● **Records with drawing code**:

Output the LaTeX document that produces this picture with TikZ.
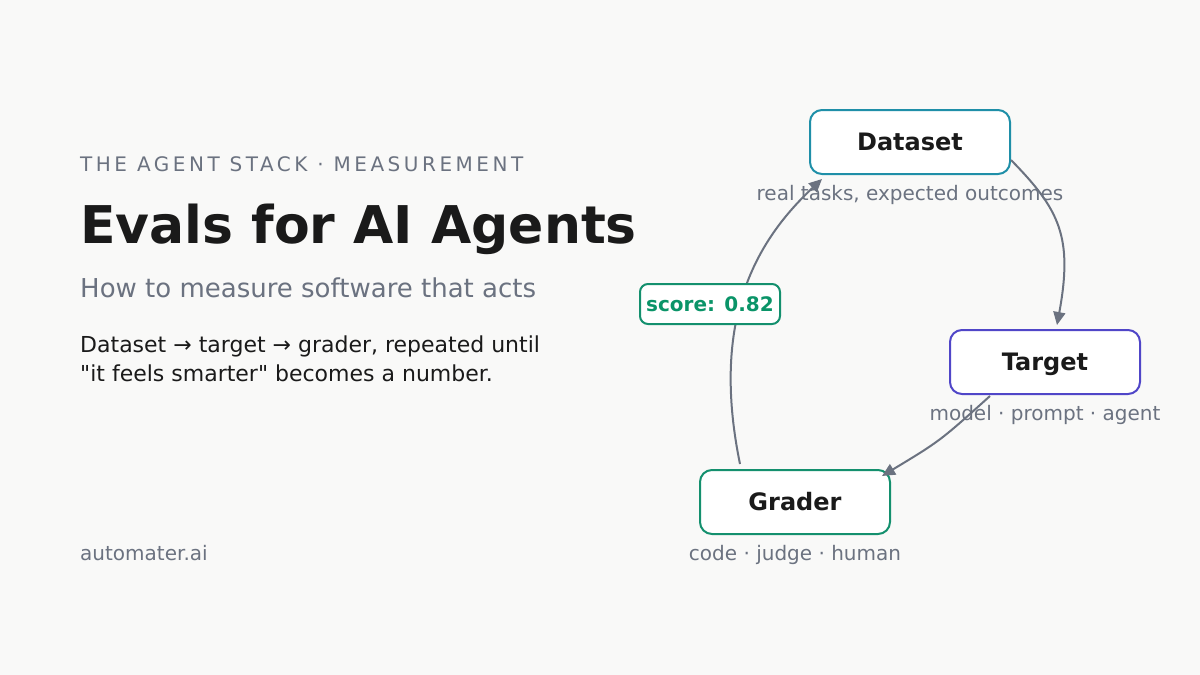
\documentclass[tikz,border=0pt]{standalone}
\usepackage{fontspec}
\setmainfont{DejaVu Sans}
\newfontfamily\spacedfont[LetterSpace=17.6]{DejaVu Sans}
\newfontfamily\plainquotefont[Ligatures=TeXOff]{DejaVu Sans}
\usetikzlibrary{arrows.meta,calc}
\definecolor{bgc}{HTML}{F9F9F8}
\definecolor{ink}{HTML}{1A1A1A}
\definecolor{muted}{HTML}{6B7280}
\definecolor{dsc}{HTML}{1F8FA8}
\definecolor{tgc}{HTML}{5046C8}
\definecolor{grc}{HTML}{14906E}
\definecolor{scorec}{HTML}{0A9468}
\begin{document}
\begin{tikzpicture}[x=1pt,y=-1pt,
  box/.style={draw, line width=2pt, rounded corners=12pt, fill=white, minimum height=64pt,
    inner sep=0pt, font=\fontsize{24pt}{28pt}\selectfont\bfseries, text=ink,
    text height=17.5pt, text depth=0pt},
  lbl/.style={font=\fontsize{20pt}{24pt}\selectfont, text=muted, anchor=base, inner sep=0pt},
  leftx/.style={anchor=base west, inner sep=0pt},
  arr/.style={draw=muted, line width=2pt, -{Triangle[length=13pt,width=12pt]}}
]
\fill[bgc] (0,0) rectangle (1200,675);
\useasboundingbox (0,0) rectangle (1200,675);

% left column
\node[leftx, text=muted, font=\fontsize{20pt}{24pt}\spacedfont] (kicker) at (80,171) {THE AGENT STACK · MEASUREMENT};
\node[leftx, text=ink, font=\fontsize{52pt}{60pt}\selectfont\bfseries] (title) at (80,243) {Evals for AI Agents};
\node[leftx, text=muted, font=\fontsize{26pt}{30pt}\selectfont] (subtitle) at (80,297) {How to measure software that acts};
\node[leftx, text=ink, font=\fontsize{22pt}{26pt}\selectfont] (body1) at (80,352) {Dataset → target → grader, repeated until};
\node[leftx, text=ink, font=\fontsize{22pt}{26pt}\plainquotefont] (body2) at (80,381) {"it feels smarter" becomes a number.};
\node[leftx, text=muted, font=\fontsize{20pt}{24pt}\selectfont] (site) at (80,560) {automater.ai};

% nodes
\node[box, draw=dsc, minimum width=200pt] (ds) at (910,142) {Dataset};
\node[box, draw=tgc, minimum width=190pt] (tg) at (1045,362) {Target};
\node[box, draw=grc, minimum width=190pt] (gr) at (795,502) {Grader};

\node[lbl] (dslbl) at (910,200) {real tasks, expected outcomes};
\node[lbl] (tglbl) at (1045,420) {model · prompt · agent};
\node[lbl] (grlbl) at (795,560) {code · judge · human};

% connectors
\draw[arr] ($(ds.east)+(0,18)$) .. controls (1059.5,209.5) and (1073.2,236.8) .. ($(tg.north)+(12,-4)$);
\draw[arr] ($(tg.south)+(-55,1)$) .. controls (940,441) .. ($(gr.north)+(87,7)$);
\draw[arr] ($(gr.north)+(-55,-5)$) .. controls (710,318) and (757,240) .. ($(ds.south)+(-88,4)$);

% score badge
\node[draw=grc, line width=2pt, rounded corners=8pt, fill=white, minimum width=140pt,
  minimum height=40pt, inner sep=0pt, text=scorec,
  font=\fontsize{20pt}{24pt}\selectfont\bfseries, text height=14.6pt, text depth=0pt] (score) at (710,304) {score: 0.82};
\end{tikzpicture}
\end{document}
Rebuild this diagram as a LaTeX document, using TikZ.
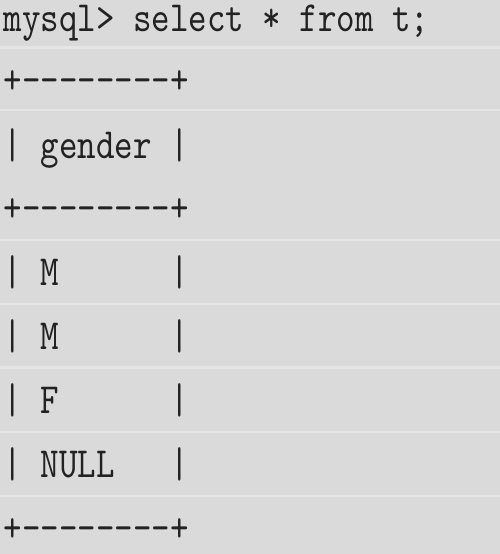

● **PROBLEM DESCRIPTION**:
Read through the lines above and collect those that contain the string "this".

● **ANSWER IN FULL**:
Output the LaTeX document that produces this picture with TikZ.
Rebuild this diagram as a LaTeX document, using TikZ.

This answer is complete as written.